Earnings each quarter of 2013 came in above its year-ago counterpart. The company has surprised to the upside the last eight quarters.

The earnings yield is 4.56%. The company pays a dividend with an annual yield at today's prices of 1.58%, or 35% of the earnings. NetApp's earnings yield is less than 89% of other computer storage device companies.

NetApp next publishes earnings on May 21 and goes ex-dividend on April 8 for a 15 cent quarterly payout.

Liquidity and Volatility

NTAP on average trades 4.1 million shares a day and supports a wide selection of option strike prices spaced a dollar apart with open interest running to three figures near the money. The front-month at-the-money bid/ask spread on puts is 1.5%, compared to 0.6% for the S&P 500 fund SPY.

Implied volatility stands at 27%, compared to 15% for SPY, and has been tracking sideways since mid-February.

Implied volatility is at the 25% and is 2% below historical volatility, suggesting that long option spreads sold for credit would have the better chance of success.

Options are pricing in confidence that 68.2% of trades will fall between $34.94 and $40.86 over the next month, for a potential gain or loss of 7.8%, and between $36.38 and $39.32 over the next week.

Contracts are trading slowly today, with puts at 81% of their five-day average volume and calls at 66%.

Decision for My Account

I intend to open a bear position in NTAP if downside momentum continues in the last half hour of trading. I'll structure the position as bear put spreads, bought for a debit and expiring in June.

If momentum falters, then I'll add NTAP to my Watchlist for further consideration.

References

My shorter-term trading rules can be read here. And the classic Turtle Trading rules on which my rules are based can be read here.
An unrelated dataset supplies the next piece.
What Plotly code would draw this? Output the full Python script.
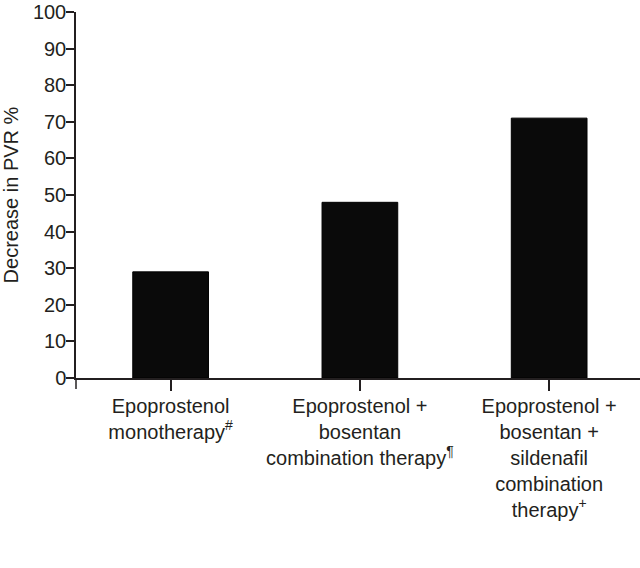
import plotly.graph_objects as go

categories = [
    "Epoprostenol<br>monotherapy<sup>#</sup>",
    "Epoprostenol +<br>bosentan<br>combination therapy<sup>¶</sup>",
    "Epoprostenol +<br>bosentan +<br>sildenafil<br>combination<br>therapy<sup>+</sup>",
]
values = [29, 48, 71]
y_ticks = [0, 10, 20, 30, 40, 50, 60, 70, 80, 90, 100]

FONT = "Liberation Sans, Arial, sans-serif"
TXT = "#231f20"

fig = go.Figure()
fig.add_trace(go.Bar(
    x=categories, y=values, width=0.4,
    marker=dict(color="#0a0a0a", line=dict(color="#000000", width=1)),
))

fig.update_layout(
    width=640, height=568,
    margin=dict(l=76, r=0, t=12, b=190),
    paper_bgcolor="white", plot_bgcolor="white",
    showlegend=False,
    font=dict(family=FONT, size=20, color=TXT),
    xaxis=dict(
        type="category", range=[-0.5, 2.48],
        showline=True, linecolor=TXT, linewidth=1.5,
        ticks="outside", ticklen=11, tickwidth=1.5, tickcolor=TXT,
        tickfont=dict(family=FONT, size=20, color=TXT),
        ticklabelstandoff=-2,
        showgrid=False, zeroline=False, automargin=False,
    ),
    yaxis=dict(
        range=[0, 100], tickvals=y_ticks,
        showline=True, linecolor=TXT, linewidth=1.5,
        ticks="outside", ticklen=8, tickwidth=1.5, tickcolor=TXT,
        tickfont=dict(family=FONT, size=20, color=TXT),
        ticklabeloverflow="allow", ticklabelstandoff=-4,
        title=dict(text="Decrease in PVR %", font=dict(family=FONT, size=20, color=TXT), standoff=14),
        showgrid=False, zeroline=False, automargin=False,
    ),
)
# y-axis line extends slightly below the x axis
fig.add_shape(type="line", xref="paper", yref="paper", x0=0, x1=0, y0=0, y1=-0.03,
              line=dict(color=TXT, width=1.5))

fig.write_html("out.html", config={"displayModeBar": False},
               post_script="document.body.style.margin='0';")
I use the number 68.2% in using applied volatility to calculate the expected trading range. This comes from statistics and refers to the one standard deviation boundaries, which are expected to contain 68.2% of whatever is being studied. Putting it another way, given an item (a trade or whatever), there is a 68.2% chance that it will appear within those boundaries.

Elliott wave analysis tracks patterns in price movements. The principal practitioner of Elliott wave analysis is Robert Prechter at Elliott Wave International. His book, Elliott Wave Principle, is a must-read for people interested in this form of analysis, as is his most recent publication, Visual Guide to Elliott Wave Trading

Several web sites summarize Elliott wave theory, among them, Investopedia, StockCharts and Wikipedia.


See my post "Chart Analysis: Nomenclature" for an explanation of my method for labeling waves on the chart.

By preference I place my trades in the last half hour before the closing bell in New York. See my essay "When is the best time to trade" for a discussion of the practice.


Disclaimer
Tim Bovee, Private Trader tracks the analysis and trades of a private trader for his own accounts. Nothing in this blog constitutes a recommendation to buy or sell stocks, options or any other financial instrument. The only purpose of this blog is to provide education and entertainment.
No trader is ever 100 percent successful in his or her trades. Trading in the stock and option markets is risky and uncertain. Each trader must make trading decision decisions for his or her own account, and take responsibility for the consequences.